まるで漆の溜め塗りのような奥行きのある色合いと、ガラスのように滑らかな光沢。斬新でありながらも、なぜか手に馴染む風合い。土岐市の美濃焼の“いま”を代表する窯の一つ、カネコ小兵製陶所の3代目、伊藤克紀さんによって生み出された『ぎやまん陶』だ。
創業は大正10年。徳利生産日本一と呼ばれた土岐市下石町で、最盛期には年間160万本を世に送り出したが、平成に入ると売り上げは急落。酒の多様化など、時代の変化により需要が低下したのだ。「しがみついても仕方ない」と生き残りをかけ、新しい商品の開発が始まった。
“食器は誰が使うのか、誰が買うのか”ということに立ち戻り、普段使いがしやすいうつわづくりに注力。さらに見た目も“漆の溜め塗り”のような深みを磁器で表現できないかと思い立った。最初の試作は100個中98個が不良品。「10個もできないなんて、こんな難しいのかと愕然としたよ」。
色ムラや気泡は当たり前、釉薬は垂れ、窯の棚板が使えなくなった。土の種類、釉薬の調合や厚み、焼成の温度、そのどれが原因か分からない。調整に調整を重ねる、まさに出口の見えない戦いだった。
「たくさんある工程の中で一つでも上手くいかないと失敗。でも、原料屋も釉薬屋も、みんな諦めないでいてくれた」。形になったのは3年目。深みのある漆のような色合いを表現することに成功。
その質感と光沢を引き出すために、目を付けたのが日本の伝統的な形“菊型”だった。なだらかな起伏が連なるその花弁の形状は、釉薬が器のくぼみに程よく溜まる。これにより生まれたのが、求めた光沢以上の、驚くほどの透明感。まるでガラスのような質感を損なわぬよう、独自の施釉法も開発。専用のはさみで器を持ち、手首のスナップを利かせ、ふわりと返す。わずか数秒の間に、均一に釉薬をつける技術だ。
焼き上がったときの、その特別な光を放つ存在感と美しさゆえ、ガラスを意味する古い言葉をあてて『ぎやまん陶』と名付けた。今や、小兵といえば「ぎやまん陶」といわれるほどの看板商品となった。
日本の伝統的な菊の紋をかたどった「ぎやまん陶」。食卓を華やかに彩る器たちが、日本の誇りを、次代へと伝えてくれているのだ。
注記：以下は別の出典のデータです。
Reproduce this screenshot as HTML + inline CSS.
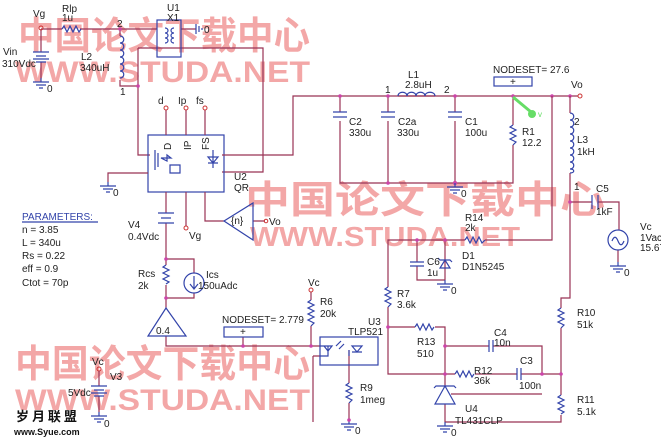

販売から、わずか2年後。ドイツで開かれた世界最大の国際消費財見本市「アンビエンテ2010」で、『ぎやまん陶』は世界デビューを果たす。パリに本店をかまえる老舗ファッションブランドに見初められ、パリでの販売がスタート。さらに巨匠アラン・デュカス氏の右腕として活躍し、今やパリで最も勢いがあるシェフと名高い、ジャン=フランソワ・ピエージュの手に、馴染んだ。「ぎやまん陶で提供することで、私の最も愛するデザートは完成します」。5年以上温めてきたという、彼の渾身のスイーツ「ブランマンジェ」には『ぎやまん陶』が使用されている。
美濃に眠る土、釉薬、そして型づくりをはじめとする陶工たちの技術。
「この土地でしか、美濃焼にしか、できないことだったと思います。これまでにないうつわを生み出す力を持っていることを改めて実感しました」。98%を占めていた徳利の売り上げは、今では2%ほど。それでも窯は、毎日追いつかないほどの忙しさ。挑戦を恐れないその強い意志が、美濃焼の未来を担う、新しいやきものを次々と生み出している。